> _Aim_
Skipping all pictures, set down the lines of the listing from the first through the one with "-0.05, -0.055, 0.03];".

> _Source data_
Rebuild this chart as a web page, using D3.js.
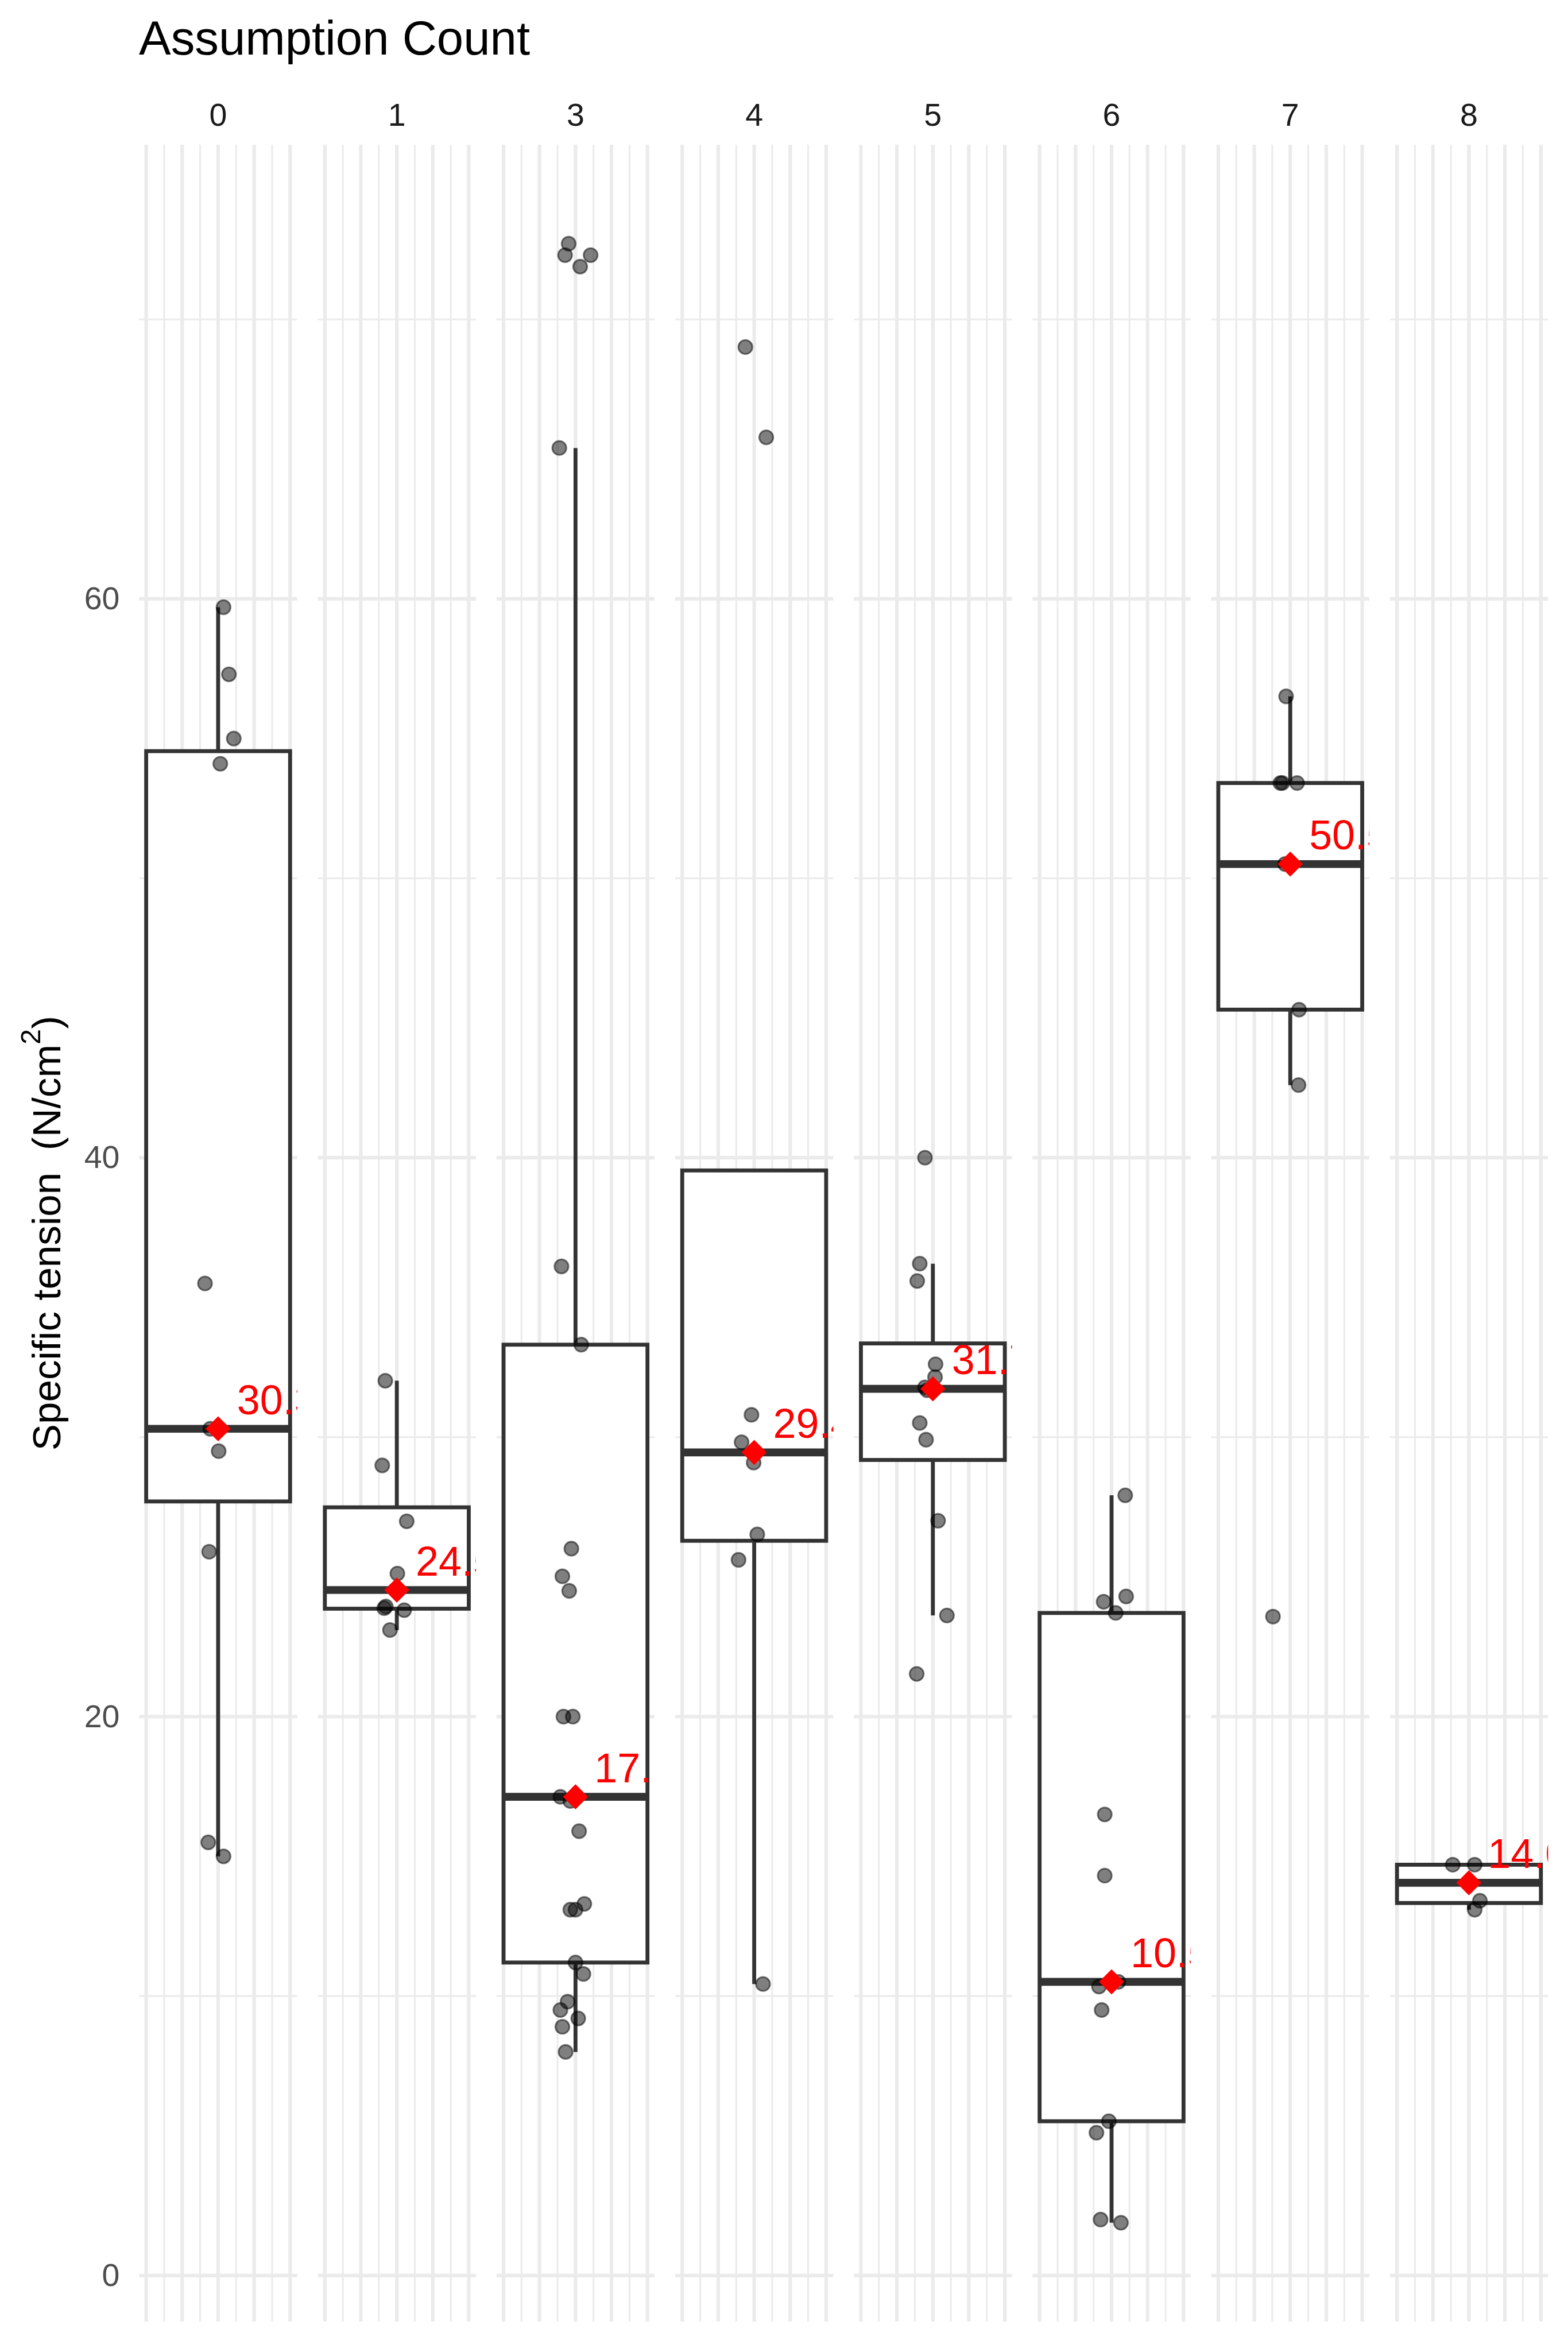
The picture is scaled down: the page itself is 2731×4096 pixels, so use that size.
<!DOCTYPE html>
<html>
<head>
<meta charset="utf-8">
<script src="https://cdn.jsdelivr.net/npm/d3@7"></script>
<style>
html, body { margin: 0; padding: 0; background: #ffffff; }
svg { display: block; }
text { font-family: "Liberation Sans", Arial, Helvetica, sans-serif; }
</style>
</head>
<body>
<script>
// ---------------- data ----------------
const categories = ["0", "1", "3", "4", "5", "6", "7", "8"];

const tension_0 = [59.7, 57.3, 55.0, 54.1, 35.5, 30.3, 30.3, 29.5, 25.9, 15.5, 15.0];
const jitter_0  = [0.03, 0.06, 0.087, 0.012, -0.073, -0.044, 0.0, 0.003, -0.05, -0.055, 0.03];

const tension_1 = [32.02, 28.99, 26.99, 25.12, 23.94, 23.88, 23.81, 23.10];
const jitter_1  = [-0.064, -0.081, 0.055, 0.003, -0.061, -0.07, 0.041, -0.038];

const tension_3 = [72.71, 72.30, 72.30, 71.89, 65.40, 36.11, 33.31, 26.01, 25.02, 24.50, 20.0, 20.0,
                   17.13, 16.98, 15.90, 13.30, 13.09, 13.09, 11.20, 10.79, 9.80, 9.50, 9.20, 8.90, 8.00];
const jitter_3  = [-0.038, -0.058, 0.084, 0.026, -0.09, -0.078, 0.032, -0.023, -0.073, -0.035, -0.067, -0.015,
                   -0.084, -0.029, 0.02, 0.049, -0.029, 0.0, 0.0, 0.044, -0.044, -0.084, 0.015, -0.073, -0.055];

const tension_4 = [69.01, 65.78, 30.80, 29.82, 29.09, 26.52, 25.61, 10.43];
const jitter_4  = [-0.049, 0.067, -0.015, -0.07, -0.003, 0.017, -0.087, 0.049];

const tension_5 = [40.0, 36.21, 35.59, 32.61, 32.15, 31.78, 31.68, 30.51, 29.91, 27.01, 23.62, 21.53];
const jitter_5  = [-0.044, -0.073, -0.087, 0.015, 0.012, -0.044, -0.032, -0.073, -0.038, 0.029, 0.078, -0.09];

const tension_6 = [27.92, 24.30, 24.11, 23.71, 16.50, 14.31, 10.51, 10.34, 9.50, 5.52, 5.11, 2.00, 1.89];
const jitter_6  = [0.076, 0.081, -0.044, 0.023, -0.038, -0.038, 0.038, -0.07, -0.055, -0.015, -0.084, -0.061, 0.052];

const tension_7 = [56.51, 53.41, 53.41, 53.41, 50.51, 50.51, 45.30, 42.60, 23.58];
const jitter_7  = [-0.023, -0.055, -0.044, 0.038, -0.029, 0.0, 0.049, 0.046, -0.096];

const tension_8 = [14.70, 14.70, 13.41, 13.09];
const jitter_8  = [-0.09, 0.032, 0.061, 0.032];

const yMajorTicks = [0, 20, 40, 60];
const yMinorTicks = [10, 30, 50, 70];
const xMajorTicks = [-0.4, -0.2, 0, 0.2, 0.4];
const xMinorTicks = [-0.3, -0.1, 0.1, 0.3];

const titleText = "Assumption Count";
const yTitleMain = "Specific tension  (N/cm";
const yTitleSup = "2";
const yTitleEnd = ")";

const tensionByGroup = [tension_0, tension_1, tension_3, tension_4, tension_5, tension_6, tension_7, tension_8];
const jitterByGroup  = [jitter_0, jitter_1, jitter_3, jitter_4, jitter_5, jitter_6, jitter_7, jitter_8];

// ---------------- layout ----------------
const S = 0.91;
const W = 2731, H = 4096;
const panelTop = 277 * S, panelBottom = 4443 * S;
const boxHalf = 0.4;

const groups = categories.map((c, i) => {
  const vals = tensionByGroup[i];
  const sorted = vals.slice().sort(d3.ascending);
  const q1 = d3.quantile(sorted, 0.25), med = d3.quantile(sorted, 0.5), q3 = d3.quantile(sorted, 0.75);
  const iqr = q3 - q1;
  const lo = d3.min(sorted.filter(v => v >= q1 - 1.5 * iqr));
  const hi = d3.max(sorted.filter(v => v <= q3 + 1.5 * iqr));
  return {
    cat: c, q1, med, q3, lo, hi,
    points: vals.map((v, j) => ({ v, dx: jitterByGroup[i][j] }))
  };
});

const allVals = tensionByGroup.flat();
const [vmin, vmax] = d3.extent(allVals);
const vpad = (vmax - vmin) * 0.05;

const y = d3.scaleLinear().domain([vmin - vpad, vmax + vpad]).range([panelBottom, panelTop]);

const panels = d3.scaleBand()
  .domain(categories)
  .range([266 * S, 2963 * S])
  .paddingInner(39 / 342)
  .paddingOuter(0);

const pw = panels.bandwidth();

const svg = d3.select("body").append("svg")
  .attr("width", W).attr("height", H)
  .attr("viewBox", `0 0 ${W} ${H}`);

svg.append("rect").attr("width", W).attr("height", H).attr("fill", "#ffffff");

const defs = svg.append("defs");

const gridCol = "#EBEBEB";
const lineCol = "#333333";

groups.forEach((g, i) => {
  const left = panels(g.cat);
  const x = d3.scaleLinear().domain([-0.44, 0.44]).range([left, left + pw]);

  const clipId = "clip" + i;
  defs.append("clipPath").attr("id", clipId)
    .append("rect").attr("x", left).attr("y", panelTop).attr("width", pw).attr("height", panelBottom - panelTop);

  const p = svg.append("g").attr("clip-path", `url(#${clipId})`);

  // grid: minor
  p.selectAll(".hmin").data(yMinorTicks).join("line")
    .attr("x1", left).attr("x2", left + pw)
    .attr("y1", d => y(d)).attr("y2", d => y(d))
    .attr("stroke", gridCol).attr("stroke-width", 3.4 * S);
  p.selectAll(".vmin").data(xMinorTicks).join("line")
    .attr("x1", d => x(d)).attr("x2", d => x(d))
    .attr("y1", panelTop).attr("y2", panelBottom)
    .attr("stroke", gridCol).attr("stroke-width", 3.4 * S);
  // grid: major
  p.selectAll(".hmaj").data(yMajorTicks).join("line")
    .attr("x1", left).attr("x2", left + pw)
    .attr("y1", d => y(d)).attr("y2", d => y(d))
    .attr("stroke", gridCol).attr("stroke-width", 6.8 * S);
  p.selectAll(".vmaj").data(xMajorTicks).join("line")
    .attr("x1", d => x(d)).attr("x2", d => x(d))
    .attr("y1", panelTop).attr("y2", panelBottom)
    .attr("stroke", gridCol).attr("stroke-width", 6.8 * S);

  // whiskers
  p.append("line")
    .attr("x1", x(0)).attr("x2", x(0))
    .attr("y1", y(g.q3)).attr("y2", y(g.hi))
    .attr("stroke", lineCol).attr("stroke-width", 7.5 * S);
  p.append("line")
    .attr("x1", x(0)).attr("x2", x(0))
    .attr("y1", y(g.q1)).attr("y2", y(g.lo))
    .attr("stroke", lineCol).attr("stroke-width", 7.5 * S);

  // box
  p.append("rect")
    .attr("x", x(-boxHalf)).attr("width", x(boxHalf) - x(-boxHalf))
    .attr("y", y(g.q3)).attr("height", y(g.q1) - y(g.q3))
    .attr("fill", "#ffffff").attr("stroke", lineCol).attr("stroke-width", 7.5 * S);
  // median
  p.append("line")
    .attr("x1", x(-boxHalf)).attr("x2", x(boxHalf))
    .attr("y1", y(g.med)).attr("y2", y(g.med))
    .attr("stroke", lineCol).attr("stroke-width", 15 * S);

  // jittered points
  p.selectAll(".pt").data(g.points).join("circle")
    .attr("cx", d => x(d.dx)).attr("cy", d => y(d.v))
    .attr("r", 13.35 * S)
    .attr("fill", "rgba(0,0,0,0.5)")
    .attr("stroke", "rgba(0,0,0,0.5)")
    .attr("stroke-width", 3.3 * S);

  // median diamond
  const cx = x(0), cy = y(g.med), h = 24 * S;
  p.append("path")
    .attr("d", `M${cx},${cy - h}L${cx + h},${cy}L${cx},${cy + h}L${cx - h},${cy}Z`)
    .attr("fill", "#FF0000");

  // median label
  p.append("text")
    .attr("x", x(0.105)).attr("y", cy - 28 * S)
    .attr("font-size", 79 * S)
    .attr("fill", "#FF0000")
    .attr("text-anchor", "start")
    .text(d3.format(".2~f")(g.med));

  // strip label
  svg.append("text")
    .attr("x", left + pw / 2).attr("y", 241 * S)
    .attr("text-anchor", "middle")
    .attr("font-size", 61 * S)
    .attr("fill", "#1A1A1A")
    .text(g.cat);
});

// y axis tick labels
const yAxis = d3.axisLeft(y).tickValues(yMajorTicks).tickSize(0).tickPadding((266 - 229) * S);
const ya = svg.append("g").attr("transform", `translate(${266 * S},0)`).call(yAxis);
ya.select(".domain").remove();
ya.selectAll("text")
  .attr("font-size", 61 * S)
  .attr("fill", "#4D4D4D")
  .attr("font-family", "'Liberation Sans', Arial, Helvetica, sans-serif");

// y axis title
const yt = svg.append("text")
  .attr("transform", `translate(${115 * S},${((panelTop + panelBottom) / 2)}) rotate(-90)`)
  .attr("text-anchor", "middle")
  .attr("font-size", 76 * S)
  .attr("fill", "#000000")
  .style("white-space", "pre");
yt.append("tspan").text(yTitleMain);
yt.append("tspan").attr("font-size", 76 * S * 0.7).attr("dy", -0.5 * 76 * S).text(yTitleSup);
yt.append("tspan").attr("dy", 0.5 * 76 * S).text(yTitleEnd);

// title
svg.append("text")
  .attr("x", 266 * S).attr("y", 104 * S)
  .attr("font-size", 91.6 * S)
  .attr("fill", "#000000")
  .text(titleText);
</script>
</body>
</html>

> _Task solution_
Rebuild this chart as a web page, using D3.js.
The picture is scaled down: the page itself is 2731×4096 pixels, so use that size.
<!DOCTYPE html>
<html>
<head>
<meta charset="utf-8">
<script src="https://cdn.jsdelivr.net/npm/d3@7"></script>
<style>
html, body { margin: 0; padding: 0; background: #ffffff; }
svg { display: block; }
text { font-family: "Liberation Sans", Arial, Helvetica, sans-serif; }
</style>
</head>
<body>
<script>
// ---------------- data ----------------
const categories = ["0", "1", "3", "4", "5", "6", "7", "8"];

const tension_0 = [59.7, 57.3, 55.0, 54.1, 35.5, 30.3, 30.3, 29.5, 25.9, 15.5, 15.0];
const jitter_0  = [0.03, 0.06, 0.087, 0.012, -0.073, -0.044, 0.0, 0.003, -0.05, -0.055, 0.03];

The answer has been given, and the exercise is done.